Additionally, as Judge Ripple observed, the court’s “label methodology is simply unworkable.”56 He asked what to do when, for example, an Orthodox Jewish school seeks its own attendance area separate from a Reform Jewish school.57 This question is one that necessarily requires government entanglement with religious doctrine. And it is one that the state government should not address, nor is it within the province of the courts.58 Accepting a group’s self-designated label does not absolve the state of entanglement. Say, for instance, that a school labeling itself as Muslim receives busing. What should the school district do when a second school, labeling itself Shi’a, petitions for busing and argues that it is distinct because the first school is in fact Sunni?59 To take a developing conflict, what to do if the United Methodist Church splits over its disagreement on same-sex marriage and other LGBTQ issues?60 Would the school district (or eventually a court) have to decide at what point a schism has occurred and one denomination has become two? In each case, labels themselves do not provide the answer, and the state must address the underlying question posed by the statute — do these schools belong to affiliated religious denominations?61 And thus a test designed to avoid religious entanglement in fact creates that very entanglement.62
Rewriting Wisconsin’s statute may resolve practical concerns in addition to the constitutional ones. Judge Ripple characterized the statute as the legislature’s attempt at a “partial solution” to the “practical problems,” including limited funds, that state administrators “necessarily face.”63 Yet drawing lines around — and through — religion may be an area where splitting the baby simply will not work. The Wisconsin government might not wish to provide benefits to every student and the Religion Clauses do not require that it do so. But relying on religious labels and the statute as written are not the only ways to limit the state’s busing obligations.
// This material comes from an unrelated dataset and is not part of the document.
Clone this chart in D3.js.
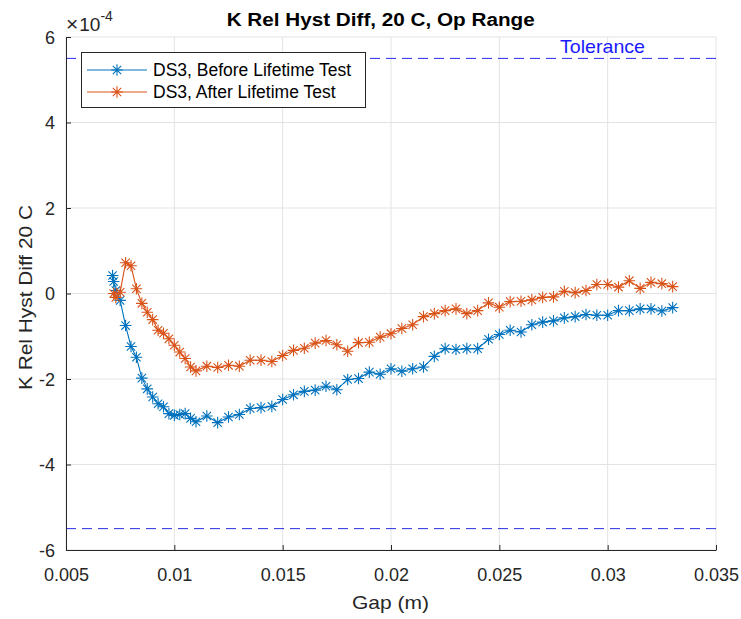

The legislature could instead mandate benefits for all private school students only in the winter months or busing subsidized at seventy percent rather than entirely paid for by the state.64 Furthermore, the current statute and test allow for schools to cleverly relabel themselves or reincorporate as standalone entities and thus evade the affiliation limitation.65 Thus, as a practical matter, a new statute may also further the state’s ability to achieve its desired goal of providing benefits to some, but not all, schools.
St. Augustine suggests that the time may have come for the Wisconsin legislature to rewrite its statute, this time without the word “religious.” The constitutional protections of the Religion Clauses require the state to permit free religious exercise and avoid entangling government with religion. Yet Wisconsin’s statute violates both of those fundamental liberties, forcing schools, students, and families to pay the price.